Organisasi-organisasi itulah yang kemudian menjadi cikal bakal berbagai kiai berkesepakatan membentuk organisasi yang bernama Nahdlatul Ulama (Kebangkitan Ulama) pada 16 Rajab 1344 H (31 Januari 1926). Organisasi ini dipimpin KH Hasyim Asy'ari sebagai Rais Akbar.

Memang dalam perkembangannya, NU pernah masuk ke dalam politik praktis. Itu terlihat pasca-kemerdekaan Indonesia, orientasi NU lebih terkonsentrasi pada transformasi bidang sosial-politik. Pada titik ini, NU sebenarnya hendak berkiprah secara total dalam upaya membangun tatanan nasional. Tapi, “politik” tampaknya bukanlah “rumah” NU yang sesungguhnya.

Karena itu, era transformasi bidang sosial-politik itu berakhir saat NU memutuskan kembali ke Khitah 1926 dalam Muktamar Ke-27 NU pada 1984 di Situbondo. Mulai saat itu, NU membuka lembaran baru dalam rangka transformasi bidang sosial-ekonomi. Tentu absennya NU dalam panggung politik di bawah kekuasaan rezim Orba bukan lantaran NU ingin lari dari masalah kebangsaan. NU justru ingin menyelamatkan bangsa ini dari kaos.

Ketidakhadiran NU dalam kancah politik praktis justru akan mampu menekan warga NU untuk tidak terbuai dengan kekuasaan yang korup, kolutif, dan manipulatif. NU tak boleh dipolitisasi oleh segelintir orang yang hanya mengejar kekuasaan, tapi miskin misi kebangsaan.

Moderatisme
NU dikenal sebagai organisasi yang moderat, yaitu sikap yang mengedepankan jalan tengah. Dalam bahasa NU, prinsip ini dikenal dengan istilah tawassuth yang mencakup tawazun (keseimbangan dan keselarasan), i’tidal (teguh dan tidak berat sebelah), dan iqtishad (bertindak seperlunya dan sewajarnya, tidak berlebihan) (Ali Maskur Musa, 2011 : vii-viii).

Baik melalui jalur politik praktis, transformasi sosial-ekonomi, ataupun pendidikan, NU selalu menampilkan dua watak, yakni kebijaksanaan dan keluwesan. Kebijaksanaan, bagi NU, adalah tindakan yang kondusif untuk memperoleh manfaat/menghindari kerugian. Kewajiban untuk mengurangi atau menghindari segala bentuk risiko atau akibat buruk juga merupakan salah satu tema sentral dalam tradisi ijtihad politik NU. Sementara itu, keluwesan NU adalah sikap kompromistis dan menghindari segala bentuk ekstremistis.
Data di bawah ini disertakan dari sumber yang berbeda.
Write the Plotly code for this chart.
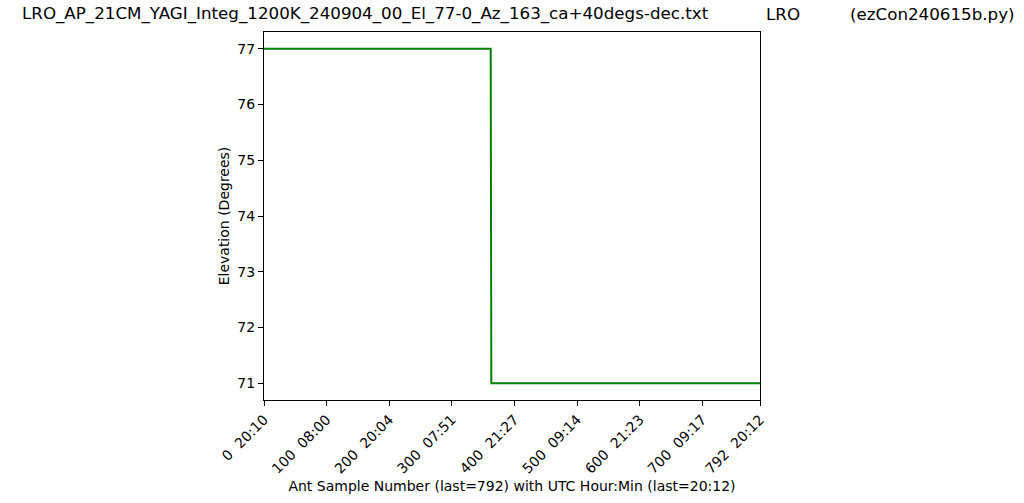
import plotly.graph_objects as go

# Data
sample_x = [0, 362, 363, 792]
elevation = [77, 77, 71, 71]
tick_vals = [0, 100, 200, 300, 400, 500, 600, 700, 792]
tick_text = ["0  20:10", "100  08:00", "200  20:04", "300  07:51", "400  21:27",
             "500  09:14", "600  21:23", "700  09:17", "792  20:12"]
y_ticks = [71, 72, 73, 74, 75, 76, 77]

title_file = "LRO_AP_21CM_YAGI_Integ_1200K_240904_00_El_77-0_Az_163_ca+40degs-dec.txt"
title_site = "LRO"
title_prog = "(ezCon240615b.py)"

font = "DejaVu Sans"

fig = go.Figure()
fig.add_trace(go.Scatter(x=sample_x, y=elevation, mode="lines",
                         line=dict(color="green", width=2), showlegend=False))

fig.update_layout(
    width=1024, height=503,
    margin=dict(l=264, r=264, t=32, b=103),
    paper_bgcolor="white", plot_bgcolor="white",
    font=dict(family=font, size=14, color="black"),
    xaxis=dict(range=[0, 792], tickvals=tick_vals, ticktext=tick_text,
               tickangle=-45, showgrid=False, zeroline=False, automargin=False,
               showline=True, linecolor="black", linewidth=1, mirror=True,
               ticks="outside", ticklen=5, tickcolor="black",
               title=dict(text="Ant Sample Number (last=792) with UTC Hour:Min (last=20:12)",
                          font=dict(size=14), standoff=5),
               tickfont=dict(size=14)),
    yaxis=dict(range=[70.7, 77.3], tickvals=y_ticks, showgrid=False, zeroline=False,
               automargin=False,
               showline=True, linecolor="black", linewidth=1, mirror=True,
               ticks="outside", ticklen=5, tickcolor="black",
               title=dict(text="Elevation (Degrees)", font=dict(size=14), standoff=4),
               tickfont=dict(size=14)),
)

fig.add_annotation(text=title_file, xref="paper", yref="paper", x=(20-264)/496, y=1,
                   yshift=6, xanchor="left", yanchor="bottom", showarrow=False,
                   font=dict(size=16.7, family=font))
fig.add_annotation(text=title_site, xref="paper", yref="paper", x=(764-264)/496, y=1,
                   yshift=6, xanchor="left", yanchor="bottom", showarrow=False,
                   font=dict(size=16.7, family=font))
fig.add_annotation(text=title_prog, xref="paper", yref="paper", x=(1017-264)/496, y=1,
                   yshift=6, xanchor="right", yanchor="bottom", showarrow=False,
                   font=dict(size=16.7, family=font))

fig.write_html("out.html", config={"displayModeBar": False},
               post_script="document.body.style.margin='0';")
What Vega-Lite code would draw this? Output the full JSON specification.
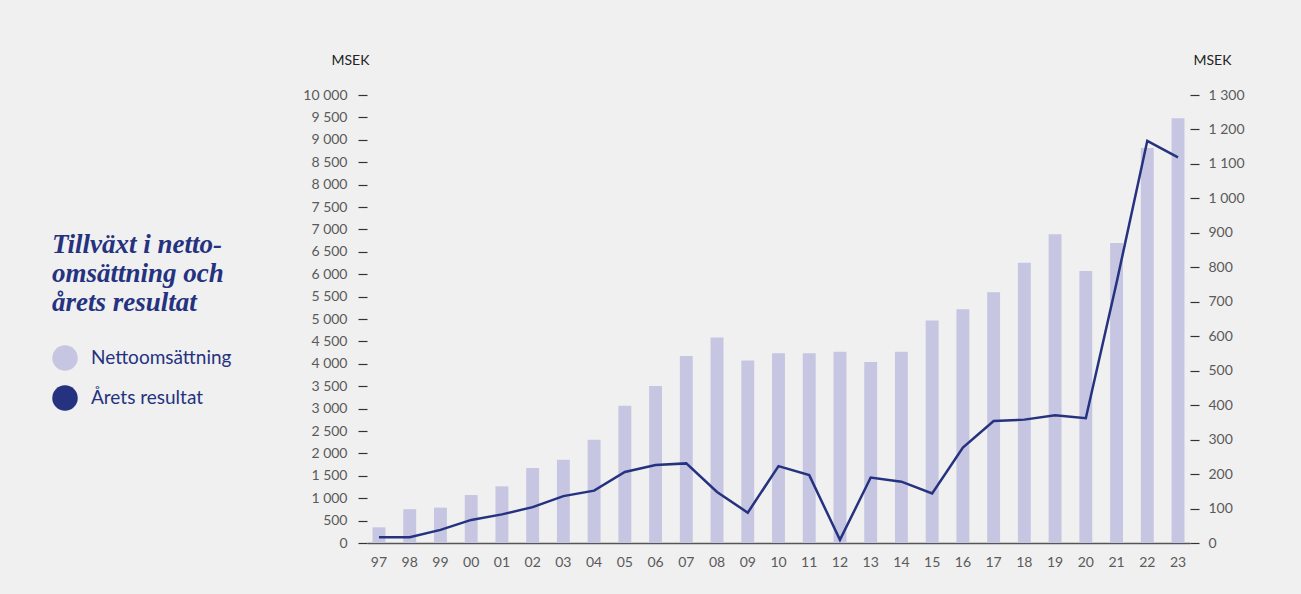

Tentu saja, moderatisme NU sangat dibutuhkan sebagai perekat di tengah-tengah konstelasi pemikiran, baik keagamaan maupun politik kebangsaan, yang cenderung ekstrem kanan dan ekstrem kiri. Ataupun santernya gerakan-gerakan ekstremisme yang mengatasnamakan golongan dan agama yang belakangan kerap menyembul. Ini karena NU adalah ormas yang selalu mengusung kedamaian dan kesantunan--atau jalan tengah--dalam menerjemahkan visi dan gerakannya.